Output the full listing word for word.

**** DATASET EXTRACT ****

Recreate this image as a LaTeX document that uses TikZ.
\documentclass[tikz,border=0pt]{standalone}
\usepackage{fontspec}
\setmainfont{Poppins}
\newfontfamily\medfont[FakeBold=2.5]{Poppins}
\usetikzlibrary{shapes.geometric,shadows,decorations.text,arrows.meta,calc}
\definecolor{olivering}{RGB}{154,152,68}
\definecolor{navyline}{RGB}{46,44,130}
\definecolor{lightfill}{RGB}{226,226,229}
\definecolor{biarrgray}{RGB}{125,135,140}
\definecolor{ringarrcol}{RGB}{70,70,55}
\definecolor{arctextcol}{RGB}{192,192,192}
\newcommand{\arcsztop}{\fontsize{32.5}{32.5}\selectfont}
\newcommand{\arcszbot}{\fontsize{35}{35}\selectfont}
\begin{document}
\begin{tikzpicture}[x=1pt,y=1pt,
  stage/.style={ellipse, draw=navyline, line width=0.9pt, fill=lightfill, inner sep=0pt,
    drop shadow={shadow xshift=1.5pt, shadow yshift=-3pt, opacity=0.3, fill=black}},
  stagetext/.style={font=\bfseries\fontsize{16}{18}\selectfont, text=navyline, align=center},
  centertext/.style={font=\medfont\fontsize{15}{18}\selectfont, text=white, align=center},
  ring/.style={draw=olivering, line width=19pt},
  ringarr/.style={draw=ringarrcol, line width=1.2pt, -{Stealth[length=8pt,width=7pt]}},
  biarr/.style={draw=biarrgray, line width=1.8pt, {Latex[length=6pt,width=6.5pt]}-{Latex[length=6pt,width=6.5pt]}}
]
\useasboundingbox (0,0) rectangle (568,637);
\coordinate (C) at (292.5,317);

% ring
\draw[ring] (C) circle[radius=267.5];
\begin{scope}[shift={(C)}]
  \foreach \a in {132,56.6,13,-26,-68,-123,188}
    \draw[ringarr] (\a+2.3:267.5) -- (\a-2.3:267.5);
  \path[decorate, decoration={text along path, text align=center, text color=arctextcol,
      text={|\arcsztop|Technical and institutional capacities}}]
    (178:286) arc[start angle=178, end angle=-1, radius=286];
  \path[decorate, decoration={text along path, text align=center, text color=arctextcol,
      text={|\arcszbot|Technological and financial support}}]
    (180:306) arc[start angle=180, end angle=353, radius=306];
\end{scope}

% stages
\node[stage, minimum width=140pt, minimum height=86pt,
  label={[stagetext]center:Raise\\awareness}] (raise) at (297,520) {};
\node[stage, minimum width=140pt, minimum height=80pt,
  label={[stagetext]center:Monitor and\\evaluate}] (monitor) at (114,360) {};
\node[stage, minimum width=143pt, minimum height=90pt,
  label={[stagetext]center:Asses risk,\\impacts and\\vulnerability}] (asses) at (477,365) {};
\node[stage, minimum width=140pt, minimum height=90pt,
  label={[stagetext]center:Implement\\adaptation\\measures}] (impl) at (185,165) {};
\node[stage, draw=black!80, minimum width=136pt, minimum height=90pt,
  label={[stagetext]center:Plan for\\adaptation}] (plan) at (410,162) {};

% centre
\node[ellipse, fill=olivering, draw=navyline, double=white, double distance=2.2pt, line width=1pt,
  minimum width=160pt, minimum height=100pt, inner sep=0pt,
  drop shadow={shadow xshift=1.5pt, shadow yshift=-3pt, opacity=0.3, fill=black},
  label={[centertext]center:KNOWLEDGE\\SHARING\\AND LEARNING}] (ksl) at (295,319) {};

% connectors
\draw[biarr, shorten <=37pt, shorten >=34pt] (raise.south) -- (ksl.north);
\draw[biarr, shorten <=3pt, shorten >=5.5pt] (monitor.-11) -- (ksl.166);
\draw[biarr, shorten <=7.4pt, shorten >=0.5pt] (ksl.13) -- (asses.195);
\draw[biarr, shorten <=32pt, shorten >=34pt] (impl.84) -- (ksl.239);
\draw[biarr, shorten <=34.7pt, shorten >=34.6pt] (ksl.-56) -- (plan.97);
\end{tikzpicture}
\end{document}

****

SOLUTION TO THE PROBLEM:
Recreate this image as a LaTeX document that uses TikZ.
\documentclass[tikz,border=0pt]{standalone}
\usepackage{fontspec}
\setmainfont{Poppins}
\newfontfamily\medfont[FakeBold=2.5]{Poppins}
\usetikzlibrary{shapes.geometric,shadows,decorations.text,arrows.meta,calc}
\definecolor{olivering}{RGB}{154,152,68}
\definecolor{navyline}{RGB}{46,44,130}
\definecolor{lightfill}{RGB}{226,226,229}
\definecolor{biarrgray}{RGB}{125,135,140}
\definecolor{ringarrcol}{RGB}{70,70,55}
\definecolor{arctextcol}{RGB}{192,192,192}
\newcommand{\arcsztop}{\fontsize{32.5}{32.5}\selectfont}
\newcommand{\arcszbot}{\fontsize{35}{35}\selectfont}
\begin{document}
\begin{tikzpicture}[x=1pt,y=1pt,
  stage/.style={ellipse, draw=navyline, line width=0.9pt, fill=lightfill, inner sep=0pt,
    drop shadow={shadow xshift=1.5pt, shadow yshift=-3pt, opacity=0.3, fill=black}},
  stagetext/.style={font=\bfseries\fontsize{16}{18}\selectfont, text=navyline, align=center},
  centertext/.style={font=\medfont\fontsize{15}{18}\selectfont, text=white, align=center},
  ring/.style={draw=olivering, line width=19pt},
  ringarr/.style={draw=ringarrcol, line width=1.2pt, -{Stealth[length=8pt,width=7pt]}},
  biarr/.style={draw=biarrgray, line width=1.8pt, {Latex[length=6pt,width=6.5pt]}-{Latex[length=6pt,width=6.5pt]}}
]
\useasboundingbox (0,0) rectangle (568,637);
\coordinate (C) at (292.5,317);

% ring
\draw[ring] (C) circle[radius=267.5];
\begin{scope}[shift={(C)}]
  \foreach \a in {132,56.6,13,-26,-68,-123,188}
    \draw[ringarr] (\a+2.3:267.5) -- (\a-2.3:267.5);
  \path[decorate, decoration={text along path, text align=center, text color=arctextcol,
      text={|\arcsztop|Technical and institutional capacities}}]
    (178:286) arc[start angle=178, end angle=-1, radius=286];
  \path[decorate, decoration={text along path, text align=center, text color=arctextcol,
      text={|\arcszbot|Technological and financial support}}]
    (180:306) arc[start angle=180, end angle=353, radius=306];
\end{scope}

% stages
\node[stage, minimum width=140pt, minimum height=86pt,
  label={[stagetext]center:Raise\\awareness}] (raise) at (297,520) {};
\node[stage, minimum width=140pt, minimum height=80pt,
  label={[stagetext]center:Monitor and\\evaluate}] (monitor) at (114,360) {};
\node[stage, minimum width=143pt, minimum height=90pt,
  label={[stagetext]center:Asses risk,\\impacts and\\vulnerability}] (asses) at (477,365) {};
\node[stage, minimum width=140pt, minimum height=90pt,
  label={[stagetext]center:Implement\\adaptation\\measures}] (impl) at (185,165) {};
\node[stage, draw=black!80, minimum width=136pt, minimum height=90pt,
  label={[stagetext]center:Plan for\\adaptation}] (plan) at (410,162) {};

% centre
\node[ellipse, fill=olivering, draw=navyline, double=white, double distance=2.2pt, line width=1pt,
  minimum width=160pt, minimum height=100pt, inner sep=0pt,
  drop shadow={shadow xshift=1.5pt, shadow yshift=-3pt, opacity=0.3, fill=black},
  label={[centertext]center:KNOWLEDGE\\SHARING\\AND LEARNING}] (ksl) at (295,319) {};

% connectors
\draw[biarr, shorten <=37pt, shorten >=34pt] (raise.south) -- (ksl.north);
\draw[biarr, shorten <=3pt, shorten >=5.5pt] (monitor.-11) -- (ksl.166);
\draw[biarr, shorten <=7.4pt, shorten >=0.5pt] (ksl.13) -- (asses.195);
\draw[biarr, shorten <=32pt, shorten >=34pt] (impl.84) -- (ksl.239);
\draw[biarr, shorten <=34.7pt, shorten >=34.6pt] (ksl.-56) -- (plan.97);
\end{tikzpicture}
\end{document}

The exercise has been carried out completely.